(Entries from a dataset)
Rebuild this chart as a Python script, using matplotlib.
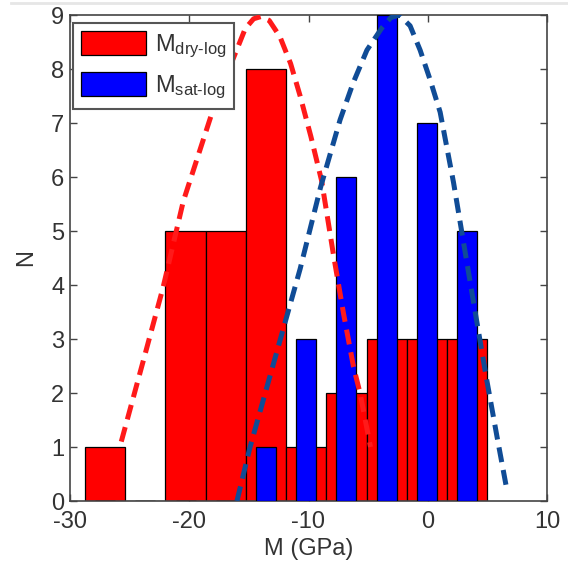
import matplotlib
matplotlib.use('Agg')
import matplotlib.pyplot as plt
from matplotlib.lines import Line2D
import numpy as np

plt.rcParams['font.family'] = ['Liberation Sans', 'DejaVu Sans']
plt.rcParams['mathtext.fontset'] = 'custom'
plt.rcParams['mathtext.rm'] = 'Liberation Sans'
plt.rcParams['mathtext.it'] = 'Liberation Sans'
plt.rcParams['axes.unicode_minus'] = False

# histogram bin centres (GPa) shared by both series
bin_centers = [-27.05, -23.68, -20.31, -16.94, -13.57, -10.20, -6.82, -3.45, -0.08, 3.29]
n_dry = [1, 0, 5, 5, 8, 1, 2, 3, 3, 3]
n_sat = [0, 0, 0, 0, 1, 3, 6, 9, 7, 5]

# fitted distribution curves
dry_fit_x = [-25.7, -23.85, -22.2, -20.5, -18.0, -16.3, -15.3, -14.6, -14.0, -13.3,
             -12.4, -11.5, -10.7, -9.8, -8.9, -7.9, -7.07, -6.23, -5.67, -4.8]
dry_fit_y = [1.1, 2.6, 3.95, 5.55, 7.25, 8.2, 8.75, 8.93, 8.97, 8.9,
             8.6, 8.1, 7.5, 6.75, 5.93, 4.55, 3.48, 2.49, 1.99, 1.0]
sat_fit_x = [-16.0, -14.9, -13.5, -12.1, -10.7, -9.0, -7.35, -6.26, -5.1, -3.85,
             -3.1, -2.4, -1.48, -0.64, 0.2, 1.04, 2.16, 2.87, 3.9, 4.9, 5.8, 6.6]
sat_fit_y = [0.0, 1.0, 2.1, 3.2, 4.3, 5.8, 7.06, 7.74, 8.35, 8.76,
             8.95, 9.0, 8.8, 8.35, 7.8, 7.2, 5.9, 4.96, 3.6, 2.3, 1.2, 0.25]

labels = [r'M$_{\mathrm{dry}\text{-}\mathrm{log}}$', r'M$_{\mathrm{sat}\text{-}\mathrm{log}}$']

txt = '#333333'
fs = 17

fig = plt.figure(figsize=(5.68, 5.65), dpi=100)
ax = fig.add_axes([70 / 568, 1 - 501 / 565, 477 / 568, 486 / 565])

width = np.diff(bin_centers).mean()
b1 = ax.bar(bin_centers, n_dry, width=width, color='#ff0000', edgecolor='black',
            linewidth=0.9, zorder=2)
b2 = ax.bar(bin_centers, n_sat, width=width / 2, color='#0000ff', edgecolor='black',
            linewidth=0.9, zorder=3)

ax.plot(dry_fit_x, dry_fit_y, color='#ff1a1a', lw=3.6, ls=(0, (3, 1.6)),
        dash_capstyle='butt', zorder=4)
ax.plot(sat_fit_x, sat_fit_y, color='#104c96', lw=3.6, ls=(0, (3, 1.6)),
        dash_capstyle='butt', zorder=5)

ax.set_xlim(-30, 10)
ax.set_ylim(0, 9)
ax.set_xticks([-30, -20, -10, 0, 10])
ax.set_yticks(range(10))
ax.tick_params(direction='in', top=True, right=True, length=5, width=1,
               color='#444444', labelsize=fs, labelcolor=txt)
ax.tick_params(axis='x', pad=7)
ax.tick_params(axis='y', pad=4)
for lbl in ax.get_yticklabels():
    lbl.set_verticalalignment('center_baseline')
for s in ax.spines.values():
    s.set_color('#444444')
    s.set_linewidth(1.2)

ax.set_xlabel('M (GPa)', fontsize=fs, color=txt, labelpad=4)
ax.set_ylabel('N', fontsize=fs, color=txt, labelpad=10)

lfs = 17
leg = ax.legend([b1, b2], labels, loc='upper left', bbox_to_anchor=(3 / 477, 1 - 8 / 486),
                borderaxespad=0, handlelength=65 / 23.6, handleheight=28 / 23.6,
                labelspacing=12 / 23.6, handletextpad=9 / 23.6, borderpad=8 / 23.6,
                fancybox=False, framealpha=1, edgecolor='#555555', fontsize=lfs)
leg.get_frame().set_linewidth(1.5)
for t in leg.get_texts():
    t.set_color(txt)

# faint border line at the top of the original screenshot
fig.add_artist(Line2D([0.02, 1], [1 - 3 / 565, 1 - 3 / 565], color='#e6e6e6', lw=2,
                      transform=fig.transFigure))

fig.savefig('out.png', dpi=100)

---

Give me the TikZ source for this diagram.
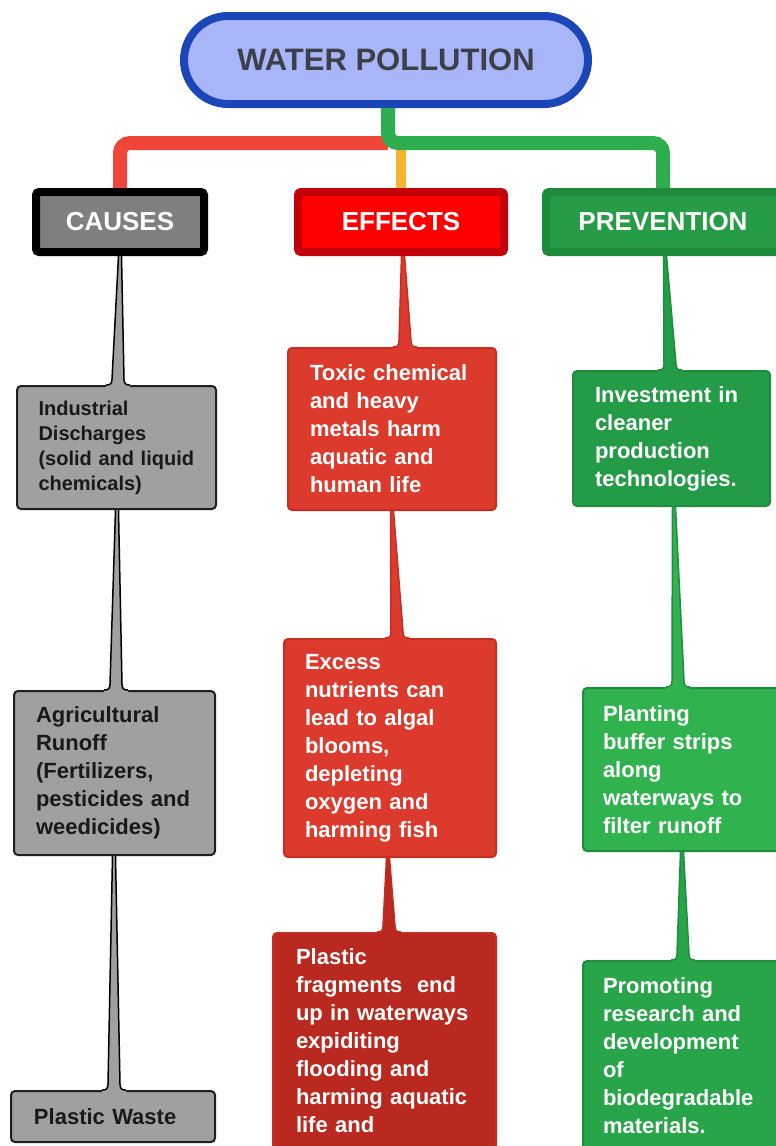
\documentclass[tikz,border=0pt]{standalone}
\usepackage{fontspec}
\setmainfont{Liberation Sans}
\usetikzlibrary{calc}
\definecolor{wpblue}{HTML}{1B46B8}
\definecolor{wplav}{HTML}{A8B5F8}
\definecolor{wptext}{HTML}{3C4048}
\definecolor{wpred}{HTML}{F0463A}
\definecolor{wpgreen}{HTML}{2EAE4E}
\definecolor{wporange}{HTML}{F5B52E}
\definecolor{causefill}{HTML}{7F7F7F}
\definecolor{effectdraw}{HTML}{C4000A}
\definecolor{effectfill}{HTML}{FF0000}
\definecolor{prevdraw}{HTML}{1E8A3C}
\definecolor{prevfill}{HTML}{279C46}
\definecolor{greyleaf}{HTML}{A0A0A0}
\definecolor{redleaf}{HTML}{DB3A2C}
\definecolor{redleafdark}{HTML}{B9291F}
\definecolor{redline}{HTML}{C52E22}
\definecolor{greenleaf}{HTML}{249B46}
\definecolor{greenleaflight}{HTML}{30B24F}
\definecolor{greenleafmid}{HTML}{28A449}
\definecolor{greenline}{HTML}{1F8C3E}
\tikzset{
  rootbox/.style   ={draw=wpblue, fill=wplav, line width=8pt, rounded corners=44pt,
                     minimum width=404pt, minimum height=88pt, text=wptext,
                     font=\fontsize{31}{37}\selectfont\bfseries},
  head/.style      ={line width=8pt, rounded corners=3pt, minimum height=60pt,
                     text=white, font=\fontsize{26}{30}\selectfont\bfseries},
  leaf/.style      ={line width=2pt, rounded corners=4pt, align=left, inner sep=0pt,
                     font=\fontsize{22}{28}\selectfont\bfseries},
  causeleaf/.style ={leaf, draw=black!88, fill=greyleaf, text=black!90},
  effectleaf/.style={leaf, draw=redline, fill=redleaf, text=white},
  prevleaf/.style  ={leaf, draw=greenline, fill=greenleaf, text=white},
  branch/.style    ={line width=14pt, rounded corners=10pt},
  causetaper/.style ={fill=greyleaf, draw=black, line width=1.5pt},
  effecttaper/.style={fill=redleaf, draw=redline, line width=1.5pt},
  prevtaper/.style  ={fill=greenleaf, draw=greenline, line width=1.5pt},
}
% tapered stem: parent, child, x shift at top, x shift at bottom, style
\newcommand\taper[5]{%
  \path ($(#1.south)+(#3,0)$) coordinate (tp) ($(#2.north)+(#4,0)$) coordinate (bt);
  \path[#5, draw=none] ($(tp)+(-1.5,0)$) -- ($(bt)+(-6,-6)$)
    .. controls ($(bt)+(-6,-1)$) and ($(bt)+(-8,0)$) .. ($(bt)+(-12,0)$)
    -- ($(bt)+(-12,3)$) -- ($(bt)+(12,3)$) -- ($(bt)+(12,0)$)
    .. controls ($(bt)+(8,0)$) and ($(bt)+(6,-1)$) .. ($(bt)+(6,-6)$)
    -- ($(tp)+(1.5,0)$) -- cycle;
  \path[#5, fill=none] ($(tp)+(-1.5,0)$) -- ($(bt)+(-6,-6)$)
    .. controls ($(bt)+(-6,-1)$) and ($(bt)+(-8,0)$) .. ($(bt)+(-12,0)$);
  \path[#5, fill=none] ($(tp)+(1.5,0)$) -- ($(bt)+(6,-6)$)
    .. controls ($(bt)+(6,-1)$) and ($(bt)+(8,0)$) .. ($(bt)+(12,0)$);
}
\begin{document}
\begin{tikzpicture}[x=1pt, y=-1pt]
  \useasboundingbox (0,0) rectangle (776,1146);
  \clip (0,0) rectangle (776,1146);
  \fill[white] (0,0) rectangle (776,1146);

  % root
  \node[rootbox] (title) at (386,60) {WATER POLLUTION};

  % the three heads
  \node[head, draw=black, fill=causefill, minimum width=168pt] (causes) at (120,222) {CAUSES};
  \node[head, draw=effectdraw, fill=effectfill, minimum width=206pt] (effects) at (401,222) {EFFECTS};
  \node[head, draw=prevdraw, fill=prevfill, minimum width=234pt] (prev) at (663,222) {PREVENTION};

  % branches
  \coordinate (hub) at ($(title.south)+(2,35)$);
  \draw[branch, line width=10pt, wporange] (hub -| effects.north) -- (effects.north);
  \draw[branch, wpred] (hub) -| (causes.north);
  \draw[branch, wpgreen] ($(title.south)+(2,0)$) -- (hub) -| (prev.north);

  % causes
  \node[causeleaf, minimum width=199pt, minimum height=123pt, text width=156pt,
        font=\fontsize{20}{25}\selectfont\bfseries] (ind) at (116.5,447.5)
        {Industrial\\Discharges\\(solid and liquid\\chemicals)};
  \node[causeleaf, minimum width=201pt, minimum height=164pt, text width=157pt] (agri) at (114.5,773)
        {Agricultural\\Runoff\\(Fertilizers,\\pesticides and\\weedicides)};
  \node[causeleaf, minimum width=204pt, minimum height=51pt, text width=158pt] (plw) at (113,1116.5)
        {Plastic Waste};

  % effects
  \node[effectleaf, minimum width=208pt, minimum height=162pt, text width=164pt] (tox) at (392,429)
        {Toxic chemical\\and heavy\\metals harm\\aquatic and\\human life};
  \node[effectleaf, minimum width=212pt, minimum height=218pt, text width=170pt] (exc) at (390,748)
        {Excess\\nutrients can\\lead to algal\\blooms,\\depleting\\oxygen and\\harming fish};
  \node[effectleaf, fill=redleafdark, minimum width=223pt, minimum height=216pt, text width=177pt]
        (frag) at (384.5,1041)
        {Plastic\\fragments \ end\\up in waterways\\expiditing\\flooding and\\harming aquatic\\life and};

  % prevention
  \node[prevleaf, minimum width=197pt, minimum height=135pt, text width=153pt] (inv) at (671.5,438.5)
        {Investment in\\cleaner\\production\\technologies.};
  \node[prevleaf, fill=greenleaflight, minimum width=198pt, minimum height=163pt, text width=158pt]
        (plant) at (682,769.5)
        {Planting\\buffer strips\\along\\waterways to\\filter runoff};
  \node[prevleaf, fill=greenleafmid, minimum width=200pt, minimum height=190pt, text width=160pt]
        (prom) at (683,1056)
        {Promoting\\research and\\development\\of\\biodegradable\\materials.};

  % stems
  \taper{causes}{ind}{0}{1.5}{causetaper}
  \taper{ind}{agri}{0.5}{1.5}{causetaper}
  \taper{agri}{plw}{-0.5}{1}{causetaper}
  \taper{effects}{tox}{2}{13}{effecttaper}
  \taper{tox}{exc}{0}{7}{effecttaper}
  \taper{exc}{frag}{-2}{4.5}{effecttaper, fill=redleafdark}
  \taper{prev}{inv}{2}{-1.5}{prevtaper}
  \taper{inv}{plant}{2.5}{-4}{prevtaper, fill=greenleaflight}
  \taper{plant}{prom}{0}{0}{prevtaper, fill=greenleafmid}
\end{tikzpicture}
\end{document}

## Task details:
Give again, exactly as written, only the lines that start at the one with "Rebuild this chart" and end at the one with "linewidth=0.9, zorder=3)", both included. Skip any pictures.

## Expected output:
Rebuild this chart as a Python script, using matplotlib.
import matplotlib
matplotlib.use('Agg')
import matplotlib.pyplot as plt
from matplotlib.lines import Line2D
import numpy as np

plt.rcParams['font.family'] = ['Liberation Sans', 'DejaVu Sans']
plt.rcParams['mathtext.fontset'] = 'custom'
plt.rcParams['mathtext.rm'] = 'Liberation Sans'
plt.rcParams['mathtext.it'] = 'Liberation Sans'
plt.rcParams['axes.unicode_minus'] = False

# histogram bin centres (GPa) shared by both series
bin_centers = [-27.05, -23.68, -20.31, -16.94, -13.57, -10.20, -6.82, -3.45, -0.08, 3.29]
n_dry = [1, 0, 5, 5, 8, 1, 2, 3, 3, 3]
n_sat = [0, 0, 0, 0, 1, 3, 6, 9, 7, 5]

# fitted distribution curves
dry_fit_x = [-25.7, -23.85, -22.2, -20.5, -18.0, -16.3, -15.3, -14.6, -14.0, -13.3,
             -12.4, -11.5, -10.7, -9.8, -8.9, -7.9, -7.07, -6.23, -5.67, -4.8]
dry_fit_y = [1.1, 2.6, 3.95, 5.55, 7.25, 8.2, 8.75, 8.93, 8.97, 8.9,
             8.6, 8.1, 7.5, 6.75, 5.93, 4.55, 3.48, 2.49, 1.99, 1.0]
sat_fit_x = [-16.0, -14.9, -13.5, -12.1, -10.7, -9.0, -7.35, -6.26, -5.1, -3.85,
             -3.1, -2.4, -1.48, -0.64, 0.2, 1.04, 2.16, 2.87, 3.9, 4.9, 5.8, 6.6]
sat_fit_y = [0.0, 1.0, 2.1, 3.2, 4.3, 5.8, 7.06, 7.74, 8.35, 8.76,
             8.95, 9.0, 8.8, 8.35, 7.8, 7.2, 5.9, 4.96, 3.6, 2.3, 1.2, 0.25]

labels = [r'M$_{\mathrm{dry}\text{-}\mathrm{log}}$', r'M$_{\mathrm{sat}\text{-}\mathrm{log}}$']

txt = '#333333'
fs = 17

fig = plt.figure(figsize=(5.68, 5.65), dpi=100)
ax = fig.add_axes([70 / 568, 1 - 501 / 565, 477 / 568, 486 / 565])

width = np.diff(bin_centers).mean()
b1 = ax.bar(bin_centers, n_dry, width=width, color='#ff0000', edgecolor='black',
            linewidth=0.9, zorder=2)
b2 = ax.bar(bin_centers, n_sat, width=width / 2, color='#0000ff', edgecolor='black',
            linewidth=0.9, zorder=3)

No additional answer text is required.